Beverages

Other Sparkling Wines Toasting the New Year, Too

Champagne gets a run for its money from Prosecco, Moscato

NEW YORK -- As bubbly gets its closeup this week, the New Year's Eve revelling will illustrate an increasingly established truth in the sparkling-wine business: Sales are bubbling, but it’s got little to do with Champagne.

sparkling wines bubbling up

So states the Wall Street Journal this week, which notes, though shipments of French-made Champagne have been climbing in the United States since 2009, the real pop in the sparkling-wine industry is coming from Prosecco. Sales of the sweeter and less expensive Italian-made cousin of Champagne rose 32% in the 12-month period ended Dec. 6, five times the growth rate of sparkling wine overall, according to Nielsen.

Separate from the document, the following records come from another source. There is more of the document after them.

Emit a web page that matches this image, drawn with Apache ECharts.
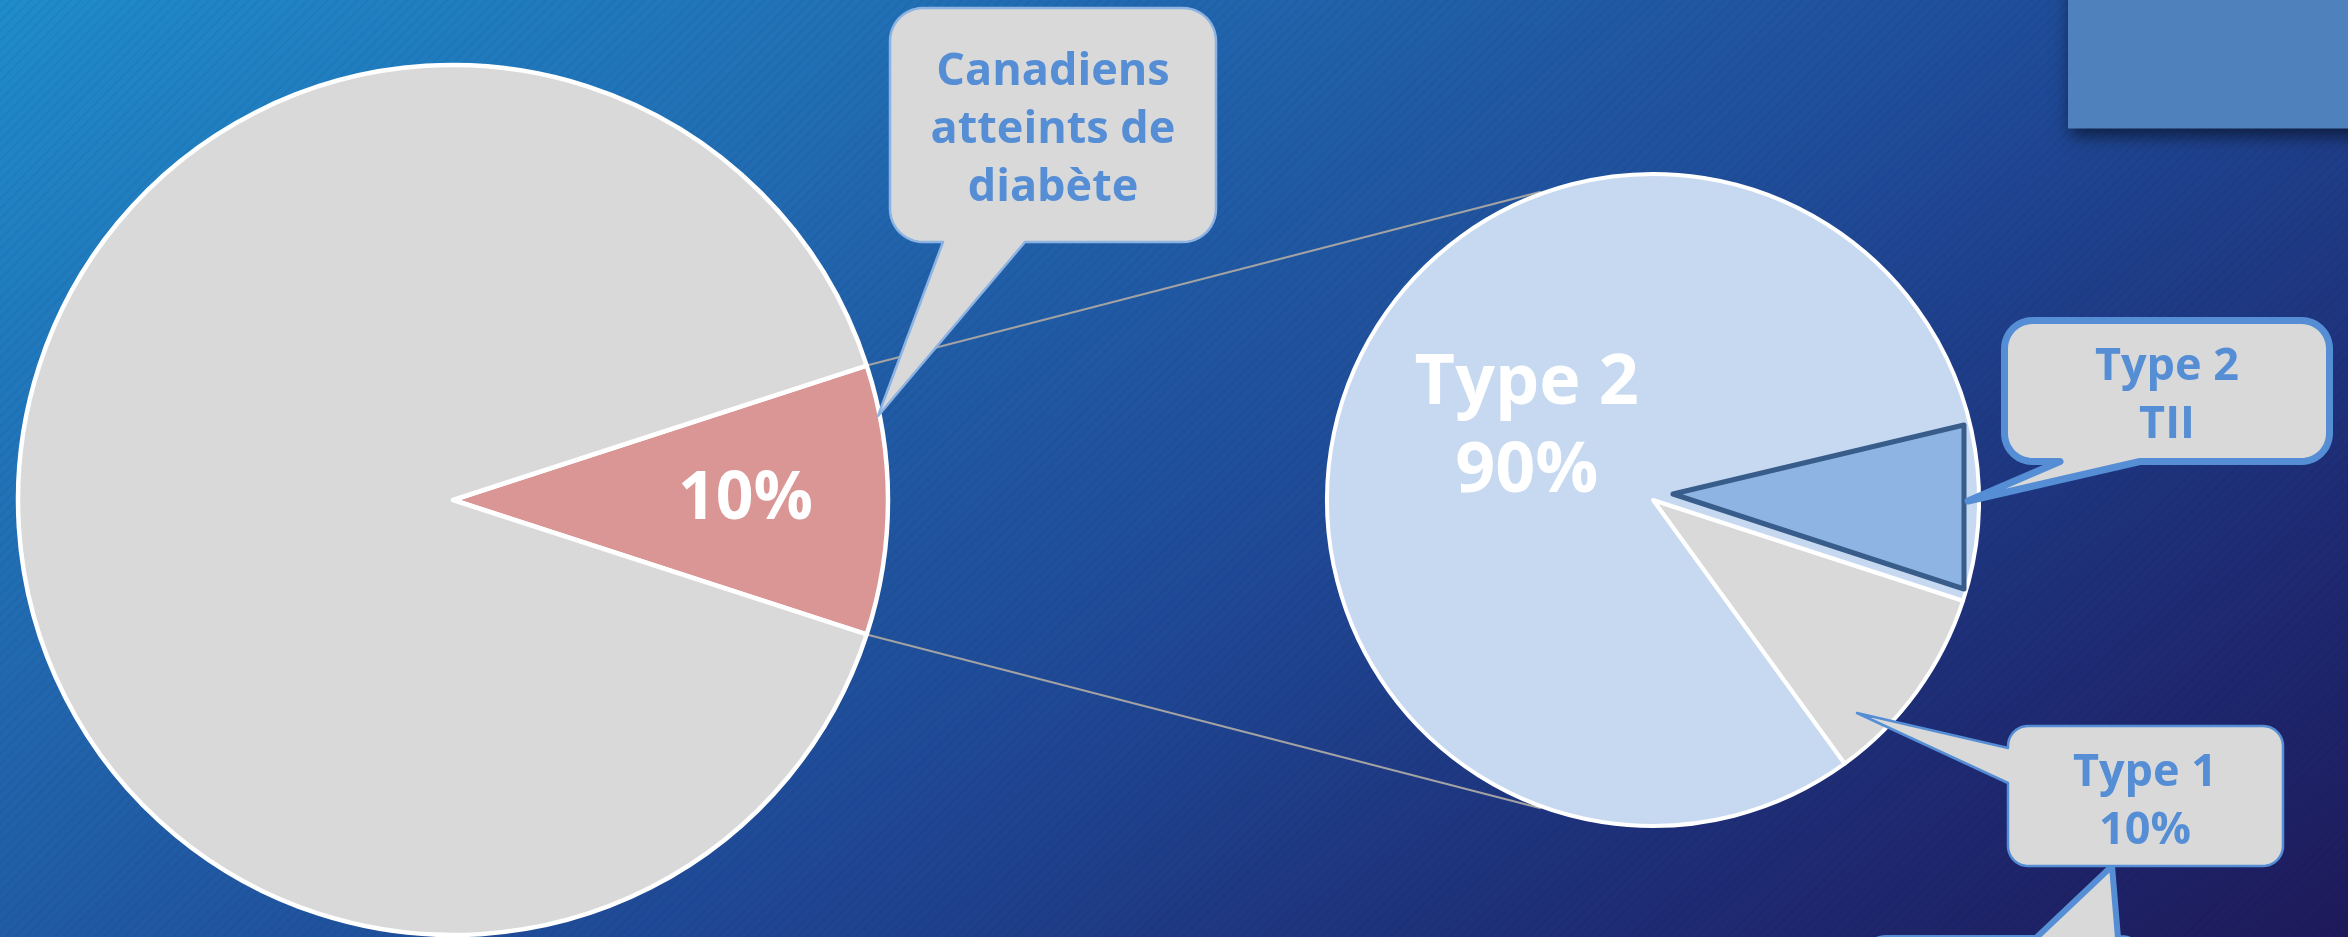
<!DOCTYPE html>
<html lang="fr">
<head>
<meta charset="utf-8">
<title>Diabète au Canada</title>
<script src="https://cdn.jsdelivr.net/npm/echarts@6/dist/echarts.min.js"></script>
<style>
  html, body { margin: 0; padding: 0; width: 2348px; height: 937px; overflow: hidden; }
  #chart {
    width: 2348px; height: 937px;
    background:
      repeating-linear-gradient(135deg, rgba(0,0,0,0.045) 0px, rgba(0,0,0,0.045) 2px, rgba(0,0,0,0) 2px, rgba(0,0,0,0) 7px),
      linear-gradient(149deg, #1F8CCB 0%, #2167AF 30%, #1F4794 58%, #1E2D76 80%, #1E1A5C 100%);
  }
</style>
</head>
<body>
<div id="chart"></div>
<script>
// Population canadienne et répartition des types de diabète
const overviewNames = ['Canadiens atteints de diabète', 'Canadiens sans diabète'];
const overviewValues = [10, 90];
const overviewCalloutLines = ['Canadiens', 'atteints de', 'diabète'];
const typeNames = ['Type 1', 'Type 2'];
const typeValues = [10, 90];
const subtypeName = 'TII';

const FONT = '"Open Sans", "Noto Sans", sans-serif';
const BIG = { cx: 453, cy: 500, r: 435 };
const SMALL = { cx: 1653, cy: 500, r: 326 };

const total = arr => arr.reduce((a, b) => a + b, 0);
const overviewSweep = overviewValues[0] / total(overviewValues) * 360;

// rounded rectangle with a pointer on one side, as polygon points
function callout(box, r, side, base0, base1, tip) {
  const { x1, y1, x2, y2 } = box;
  const pts = [];
  const arc = (cx, cy, a0, a1) => {
    for (let k = 0; k <= 12; k++) {
      const a = (a0 + (a1 - a0) * k / 12) * Math.PI / 180;
      pts.push([cx + r * Math.cos(a), cy + r * Math.sin(a)]);
    }
  };
  arc(x1 + r, y1 + r, 180, 270);
  if (side === 'top') pts.push([base0, y1], tip, [base1, y1]);
  arc(x2 - r, y1 + r, 270, 360);
  arc(x2 - r, y2 - r, 0, 90);
  if (side === 'bottom') pts.push([base1, y2], tip, [base0, y2]);
  arc(x1 + r, y2 - r, 90, 180);
  if (side === 'left') pts.push([x1, base1], tip, [x1, base0]);
  return pts;
}

function onCircle(c, rad, deg) {
  const a = deg * Math.PI / 180;
  return [c.cx + rad * Math.cos(a), c.cy - rad * Math.sin(a)];
}

const calloutText = (x, y, text) => ({
  type: 'text', x: x, y: y, z: 20,
  style: {
    text: text, fill: '#558ED5', fontSize: 45, fontWeight: 'bold', fontFamily: FONT,
    align: 'center', verticalAlign: 'middle', textAlign: 'center', textVerticalAlign: 'middle',
    lineHeight: 58
  }
});

const lineStyle = { stroke: '#A3A3A3', lineWidth: 2 };
const p1 = onCircle(BIG, BIG.r + 2, overviewSweep / 2);
const p2 = onCircle(BIG, BIG.r + 2, -overviewSweep / 2);
const q1 = onCircle(SMALL, SMALL.r + 2, 110);
const q2 = onCircle(SMALL, SMALL.r + 2, -110);

const chart = echarts.init(document.getElementById('chart'), null, { renderer: 'canvas' });

chart.setOption({
  backgroundColor: 'transparent',
  animation: false,
  series: [
    {
      type: 'pie',
      center: [BIG.cx, BIG.cy],
      radius: BIG.r,
      startAngle: overviewSweep / 2,
      clockwise: true,
      silent: true,
      avoidLabelOverlap: false,
      itemStyle: { borderColor: '#FFFFFF', borderWidth: 4.5 },
      label: {
        show: true, position: 'inside',
        formatter: p => (p.dataIndex === 0 ? p.value + '%' : ''),
        color: '#FFFFFF', fontSize: 66, fontWeight: 'bold', fontFamily: FONT
      },
      labelLine: { show: false },
      labelLayout: p => (p.dataIndex === 0 ? { dx: 72 } : {}),
      data: overviewNames.map((n, i) => ({
        name: n, value: overviewValues[i],
        itemStyle: { color: i === 0 ? '#D99694' : '#D9D9D9' }
      }))
    },
    {
      type: 'pie',
      center: [SMALL.cx, SMALL.cy],
      radius: SMALL.r,
      startAngle: -18,
      clockwise: true,
      silent: true,
      avoidLabelOverlap: false,
      itemStyle: { borderColor: '#FFFFFF', borderWidth: 4 },
      label: {
        show: true, position: 'inside',
        formatter: p => (p.dataIndex === 1 ? p.name + '\n' + p.value + '%' : ''),
        color: '#FFFFFF', fontSize: 70, fontWeight: 'bold', fontFamily: FONT, lineHeight: 88
      },
      labelLine: { show: false },
      labelLayout: p => (p.dataIndex === 1 ? { dx: 8, dy: 26 } : {}),
      data: typeNames.map((n, i) => ({
        name: n, value: typeValues[i],
        itemStyle: { color: i === 0 ? '#D9D9D9' : '#C6D9F1' }
      }))
    }
  ],
  graphic: {
    elements: [
      // connector lines between the two pies
      { type: 'line', z: 1, shape: { x1: p1[0], y1: p1[1], x2: q1[0], y2: q1[1] }, style: lineStyle },
      { type: 'line', z: 1, shape: { x1: p2[0], y1: p2[1], x2: q2[0], y2: q2[1] }, style: lineStyle },
      // highlighted subset wedge inside Type 2
      {
        type: 'polygon', z: 10,
        shape: { points: [[1673, 494], [1964, 425], [1964, 589]] },
        style: { fill: '#8EB4E3', stroke: '#385D8A', lineWidth: 5, lineJoin: 'round' }
      },
      // title block in the top right corner
      {
        type: 'rect', z: 10,
        shape: { x: 2068, y: -20, width: 300, height: 148.5 },
        style: { fill: '#4F81BD', shadowBlur: 16, shadowOffsetX: 3, shadowOffsetY: 7, shadowColor: 'rgba(0,0,0,0.55)' }
      },
      // callout: Canadiens atteints de diabète
      {
        type: 'polygon', z: 15,
        shape: { points: callout({ x1: 890, y1: 8, x2: 1216, y2: 242 }, 33, 'bottom', 943, 1025, [878, 416]) },
        style: { fill: '#D9D9D9', stroke: '#8DB3E2', lineWidth: 2.5, lineJoin: 'round' }
      },
      calloutText(1053, 130, overviewCalloutLines.join('\n')),
      // callout: Type 2 TII
      {
        type: 'polygon', z: 15,
        shape: { points: callout({ x1: 2004.5, y1: 320.5, x2: 2329.5, y2: 461.5 }, 28, 'bottom', 2060, 2140, [1968, 501]) },
        style: { fill: '#D9D9D9', stroke: '#558ED5', lineWidth: 7, lineJoin: 'round' }
      },
      calloutText(2167, 396, typeNames[1] + '\n' + subtypeName),
      // callout: Type 1
      {
        type: 'polygon', z: 15,
        shape: { points: callout({ x1: 2008, y1: 726, x2: 2283, y2: 866 }, 20, 'left', 748, 783, [1857, 713]) },
        style: { fill: '#D9D9D9', stroke: '#558ED5', lineWidth: 2.5, lineJoin: 'round' }
      },
      calloutText(2145, 802, typeNames[0] + '\n' + typeValues[0] + '%'),
      // callout continuing below the visible area
      {
        type: 'polygon', z: 14,
        shape: { points: callout({ x1: 1857, y1: 938, x2: 2150, y2: 1100 }, 30, 'top', 2036, 2118, [2112, 866]) },
        style: { fill: '#D9D9D9', stroke: '#558ED5', lineWidth: 6, lineJoin: 'round' }
      }
    ]
  }
});
</script>
</body>
</html>
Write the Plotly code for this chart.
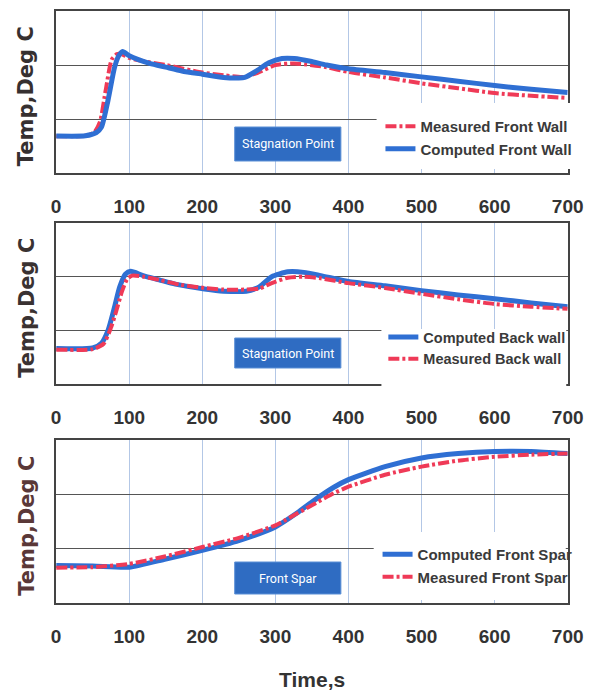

“Prosecco is by far the hottest segment in sparkling wine, and you could make a case that Proseccos are one of the biggest factors in the wine business’s impressive growth,” Jon Fredrikson, co-owner Gomberg, Fredrikson & Associates Wine Industry Consultants, told the newspaper.

Sparkling-wine sales dipped almost 3% in the U.S. following the recession but quickly recuperated in 2010 when sales increased 7%, according to Nielsen. Sales have increased in the single-digits since then and are expected to extend that streak this year.

“Sparkling-wine sales have been on fire for us and growing throughout the year,” said Melissa Devore, vice president of wine buying at Total Wine & More, the Potomac, Md.-based alcohol retailer with 113 stores in 16 states. She said that this week will deliver 15% of annual sparkling-wine sales for the retailer. Italian sparklers, in particular, are “the trendy thing right now,” she said.

The U.S. Prosecco boom, which began almost five years ago, has benefited companies like Zardetto Spumanti SRL, E. & J. Gallo Winery, which makes La Marca, and Casa Vinicola Zonin SpA, which makes Zonin Prosecco. Oenophiles don’t all favor the drink, but it managed to establish some cachet. Many drinkers preferred its fruit-forward profile to Champagne’s more complex mix of fruit and bread flavors, and bartenders increasingly featured Prosecco in craft cocktails.

Prosecco also offered a cheaper alternative to Champagne. The average bottle of Prosecco costs nearly $12, putting it in the sweet spot for sparkling-wine prices. Sales of bubbly priced at $10 to $15 a bottle jumped 10.5% in the 12 months ended Dec. 6, and now account for a third of all sparkling-wine sales, according to Nielsen.

Prosecco isn’t the only Champagne challenger. But other trendy sparkling wines have had less staying power. Sales of Spanish-made cava increased 2.2% during the 12 months ended Dec. 6, while sales of Moscato, which is made everywhere from Germany to California, decreased 3.8% but remain above 2012 totals, according to Nielsen.

E. & J. Gallo recently mined the growing popularity of Champagne substitutes with the introductions of Barefoot Bubbly Prosecco and Andre Moscato and Pink Moscato.